» **What is being asked**: Return every line of the records below verbatim, with no pictures in the copy.

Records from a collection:
.....

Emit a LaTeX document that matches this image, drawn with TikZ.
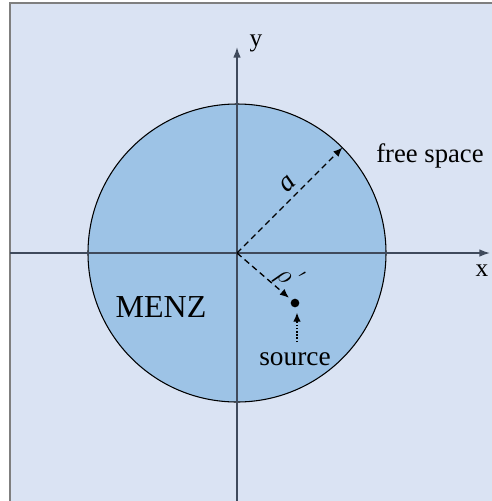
\documentclass[tikz,border=0pt]{standalone}
\usepackage{fontspec}
\setmainfont{Liberation Serif}
\usetikzlibrary{arrows.meta,positioning,calc}
\definecolor{fsback}{HTML}{DAE3F3}
\definecolor{fsframe}{HTML}{7F7F7F}
\definecolor{menzfill}{HTML}{9DC3E6}
\definecolor{axline}{HTML}{3F4A5C}
\tikzset{
  axisline/.style={draw=axline, line width=1.1pt, -{Latex[length=2.8mm,width=2mm]}},
  radline/.style={draw=black, line width=1pt, dash pattern=on 4.5pt off 3pt,
                  -{Latex[length=2.4mm,width=2mm]}},
  lbl/.style={inner sep=0pt, font=\fontsize{19}{22}\selectfont},
}
\begin{document}
\begin{tikzpicture}[x=0.75pt,y=-0.75pt]
\useasboundingbox (0,0) rectangle (492,501);
% --- background and frame
\fill[fsback] (10,3) rectangle (492,501);
\draw[fsframe,line width=1.5pt] (10,501) -- (10,3) -- (492,3);
% --- MENZ region
\coordinate (o) at (237,253);
\draw[fill=menzfill,line width=0.8pt] (o) circle[radius=149];
% --- axes
\coordinate (ybot) at (237,501);
\coordinate (ytop) at (237,47);
\coordinate (xleft) at (10,253);
\coordinate (xright) at (490,253);
\draw[axisline] (ybot) -- (ytop);
\draw[axisline] (xleft) -- (xright);
\node[lbl] (ylab) at (256,43) {y};
\node[lbl] (xlab) at (482,271) {x};
% --- radius and source position
\coordinate (rim) at ($(o)+(-45:149)$);
\draw[radline] (o) -- (rim);
\node[lbl,rotate=45,font=\fontsize{21}{24}\selectfont] (alab) at (288,184) {\itshape a};
\node[circle,fill=black,inner sep=0pt,minimum size=6.5pt] (src) at (295,303) {};
\draw[radline,shorten >=2.5pt] (o) -- (src);
\node[lbl,rotate=-41,font=\fontsize{22}{24}\selectfont] (rholab) at (282,279) {$\rho$};
\node[lbl,rotate=-41,font=\fontsize{15}{18}\selectfont] (primelab) at (300,278) {$'$};
\node[lbl,font=\fontsize{20.5}{24}\selectfont] (srclab) at (295,359) {source};
\draw[line width=1pt,dash pattern=on 1.2pt off 1.2pt,-{Latex[length=2.4mm,width=2mm]}]
  (srclab.north) ++(2,-10) coordinate (stail) -- ($(src.south)+(2,5)$);
\node[lbl,font=\fontsize{20}{24}\selectfont] (free) at (430,156) {free space};
\node[lbl,font=\fontsize{24}{28}\selectfont] (menz) at (161,307) {MENZ};
\end{tikzpicture}
\end{document}
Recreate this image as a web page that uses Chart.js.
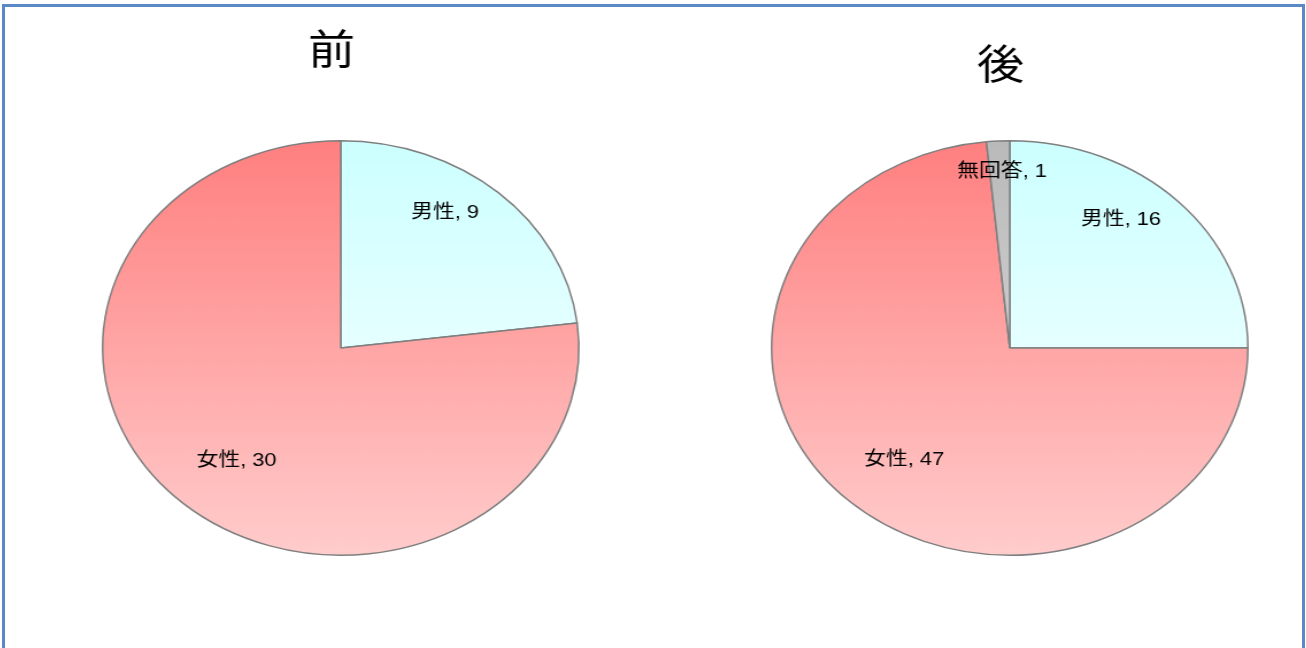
<!DOCTYPE html>
<html>
<head>
<meta charset="utf-8">
<script src="https://cdn.jsdelivr.net/npm/chart.js@4.4.1/dist/chart.umd.min.js"></script>
<style>
  body { margin: 0; background: #fff; width: 1306px; height: 648px; overflow: hidden; position: relative; }
  #frame { position: absolute; left: 2px; top: 4px; width: 1297px; height: 680px; border: 3px solid #5b89c6; }
  canvas { position: absolute; top: 0; transform-origin: 0 0; transform: scaleX(1.149); }
  #before { left: 42px; }
  #after { left: 711px; }
</style>
</head>
<body>
<div id="frame"></div>
<canvas id="before" width="520" height="648"></canvas>
<canvas id="after" width="520" height="648"></canvas>
<script>
// data
const categories = ['男性', '女性', '無回答'];
const beforeValues = [9, 30, 0];
const afterValues = [16, 47, 1];
const chartTitles = ['前', '後'];

// slice gradients, top -> bottom
const topColors = ['#ccffff', '#ff7f7f', '#b9b9b9'];
const bottomColors = ['#ffffff', '#ffcccc', '#e2e2e2'];

// labels "名前, 値" and the title, drawn after the slices
const sliceLabels = {
  id: 'sliceLabels',
  afterDatasetsDraw(chart, args, opts) {
    const ctx = chart.ctx;
    const meta = chart.getDatasetMeta(0);
    const values = chart.data.datasets[0].data;
    ctx.save();
    ctx.fillStyle = '#000';
    ctx.textAlign = 'center';
    ctx.textBaseline = 'middle';
    ctx.font = '19px "Liberation Sans", "Noto Sans CJK JP", sans-serif';
    meta.data.forEach((arc, i) => {
      if (!values[i]) return;
      const p = arc.getProps(['x', 'y', 'startAngle', 'endAngle', 'outerRadius'], true);
      const theta = (p.startAngle + p.endAngle) / 2 + Math.PI / 2;
      const x = p.x + opts.kx * p.outerRadius * Math.sin(theta);
      const y = p.y - opts.ky * p.outerRadius * Math.cos(theta) + opts.dy;
      ctx.fillText(chart.data.labels[i] + ', ' + values[i], x, y);
    });
    const area = chart.chartArea;
    ctx.font = '41px "Noto Sans CJK JP", sans-serif';
    ctx.fillText(opts.title, (area.left + area.right) / 2 + opts.titleDx, opts.titleY);
    ctx.restore();
  }
};

function makePie(id, values, title, titleY) {
  return new Chart(document.getElementById(id), {
    type: 'pie',
    data: {
      labels: categories,
      datasets: [{
        data: values,
        backgroundColor: (c) => {
          const area = c.chart.chartArea;
          if (!area) return topColors[c.dataIndex];
          const g = c.chart.ctx.createLinearGradient(0, area.top, 0, area.bottom);
          g.addColorStop(0, topColors[c.dataIndex]);
          g.addColorStop(1, bottomColors[c.dataIndex]);
          return g;
        },
        borderColor: '#7f7f7f',
        borderWidth: 1.5
      }]
    },
    options: {
      responsive: false,
      animation: false,
      layout: { padding: { top: 140, bottom: 92, left: 52, right: 52 } },
      plugins: {
        legend: { display: false },
        tooltip: { enabled: false },
        sliceLabels: { kx: 0.66, ky: 0.8, dy: -11, title: title, titleY: titleY, titleDx: -8 }
      }
    },
    plugins: [sliceLabels]
  });
}

makePie('before', beforeValues, chartTitles[0], 48);
makePie('after', afterValues, chartTitles[1], 63);
</script>
</body>
</html>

.....

» **Response to the task**:
Emit a LaTeX document that matches this image, drawn with TikZ.
\documentclass[tikz,border=0pt]{standalone}
\usepackage{fontspec}
\setmainfont{Liberation Serif}
\usetikzlibrary{arrows.meta,positioning,calc}
\definecolor{fsback}{HTML}{DAE3F3}
\definecolor{fsframe}{HTML}{7F7F7F}
\definecolor{menzfill}{HTML}{9DC3E6}
\definecolor{axline}{HTML}{3F4A5C}
\tikzset{
  axisline/.style={draw=axline, line width=1.1pt, -{Latex[length=2.8mm,width=2mm]}},
  radline/.style={draw=black, line width=1pt, dash pattern=on 4.5pt off 3pt,
                  -{Latex[length=2.4mm,width=2mm]}},
  lbl/.style={inner sep=0pt, font=\fontsize{19}{22}\selectfont},
}
\begin{document}
\begin{tikzpicture}[x=0.75pt,y=-0.75pt]
\useasboundingbox (0,0) rectangle (492,501);
% --- background and frame
\fill[fsback] (10,3) rectangle (492,501);
\draw[fsframe,line width=1.5pt] (10,501) -- (10,3) -- (492,3);
% --- MENZ region
\coordinate (o) at (237,253);
\draw[fill=menzfill,line width=0.8pt] (o) circle[radius=149];
% --- axes
\coordinate (ybot) at (237,501);
\coordinate (ytop) at (237,47);
\coordinate (xleft) at (10,253);
\coordinate (xright) at (490,253);
\draw[axisline] (ybot) -- (ytop);
\draw[axisline] (xleft) -- (xright);
\node[lbl] (ylab) at (256,43) {y};
\node[lbl] (xlab) at (482,271) {x};
% --- radius and source position
\coordinate (rim) at ($(o)+(-45:149)$);
\draw[radline] (o) -- (rim);
\node[lbl,rotate=45,font=\fontsize{21}{24}\selectfont] (alab) at (288,184) {\itshape a};
\node[circle,fill=black,inner sep=0pt,minimum size=6.5pt] (src) at (295,303) {};
\draw[radline,shorten >=2.5pt] (o) -- (src);
\node[lbl,rotate=-41,font=\fontsize{22}{24}\selectfont] (rholab) at (282,279) {$\rho$};
\node[lbl,rotate=-41,font=\fontsize{15}{18}\selectfont] (primelab) at (300,278) {$'$};
\node[lbl,font=\fontsize{20.5}{24}\selectfont] (srclab) at (295,359) {source};
\draw[line width=1pt,dash pattern=on 1.2pt off 1.2pt,-{Latex[length=2.4mm,width=2mm]}]
  (srclab.north) ++(2,-10) coordinate (stail) -- ($(src.south)+(2,5)$);
\node[lbl,font=\fontsize{20}{24}\selectfont] (free) at (430,156) {free space};
\node[lbl,font=\fontsize{24}{28}\selectfont] (menz) at (161,307) {MENZ};
\end{tikzpicture}
\end{document}
Recreate this image as a web page that uses Chart.js.
<!DOCTYPE html>
<html>
<head>
<meta charset="utf-8">
<script src="https://cdn.jsdelivr.net/npm/chart.js@4.4.1/dist/chart.umd.min.js"></script>
<style>
  body { margin: 0; background: #fff; width: 1306px; height: 648px; overflow: hidden; position: relative; }
  #frame { position: absolute; left: 2px; top: 4px; width: 1297px; height: 680px; border: 3px solid #5b89c6; }
  canvas { position: absolute; top: 0; transform-origin: 0 0; transform: scaleX(1.149); }
  #before { left: 42px; }
  #after { left: 711px; }
</style>
</head>
<body>
<div id="frame"></div>
<canvas id="before" width="520" height="648"></canvas>
<canvas id="after" width="520" height="648"></canvas>
<script>
// data
const categories = ['男性', '女性', '無回答'];
const beforeValues = [9, 30, 0];
const afterValues = [16, 47, 1];
const chartTitles = ['前', '後'];

// slice gradients, top -> bottom
const topColors = ['#ccffff', '#ff7f7f', '#b9b9b9'];
const bottomColors = ['#ffffff', '#ffcccc', '#e2e2e2'];

// labels "名前, 値" and the title, drawn after the slices
const sliceLabels = {
  id: 'sliceLabels',
  afterDatasetsDraw(chart, args, opts) {
    const ctx = chart.ctx;
    const meta = chart.getDatasetMeta(0);
    const values = chart.data.datasets[0].data;
    ctx.save();
    ctx.fillStyle = '#000';
    ctx.textAlign = 'center';
    ctx.textBaseline = 'middle';
    ctx.font = '19px "Liberation Sans", "Noto Sans CJK JP", sans-serif';
    meta.data.forEach((arc, i) => {
      if (!values[i]) return;
      const p = arc.getProps(['x', 'y', 'startAngle', 'endAngle', 'outerRadius'], true);
      const theta = (p.startAngle + p.endAngle) / 2 + Math.PI / 2;
      const x = p.x + opts.kx * p.outerRadius * Math.sin(theta);
      const y = p.y - opts.ky * p.outerRadius * Math.cos(theta) + opts.dy;
      ctx.fillText(chart.data.labels[i] + ', ' + values[i], x, y);
    });
    const area = chart.chartArea;
    ctx.font = '41px "Noto Sans CJK JP", sans-serif';
    ctx.fillText(opts.title, (area.left + area.right) / 2 + opts.titleDx, opts.titleY);
    ctx.restore();
  }
};

function makePie(id, values, title, titleY) {
  return new Chart(document.getElementById(id), {
    type: 'pie',
    data: {
      labels: categories,
      datasets: [{
        data: values,
        backgroundColor: (c) => {
          const area = c.chart.chartArea;
          if (!area) return topColors[c.dataIndex];
          const g = c.chart.ctx.createLinearGradient(0, area.top, 0, area.bottom);
          g.addColorStop(0, topColors[c.dataIndex]);
          g.addColorStop(1, bottomColors[c.dataIndex]);
          return g;
        },
        borderColor: '#7f7f7f',
        borderWidth: 1.5
      }]
    },
    options: {
      responsive: false,
      animation: false,
      layout: { padding: { top: 140, bottom: 92, left: 52, right: 52 } },
      plugins: {
        legend: { display: false },
        tooltip: { enabled: false },
        sliceLabels: { kx: 0.66, ky: 0.8, dy: -11, title: title, titleY: titleY, titleDx: -8 }
      }
    },
    plugins: [sliceLabels]
  });
}

makePie('before', beforeValues, chartTitles[0], 48);
makePie('after', afterValues, chartTitles[1], 63);
</script>
</body>
</html>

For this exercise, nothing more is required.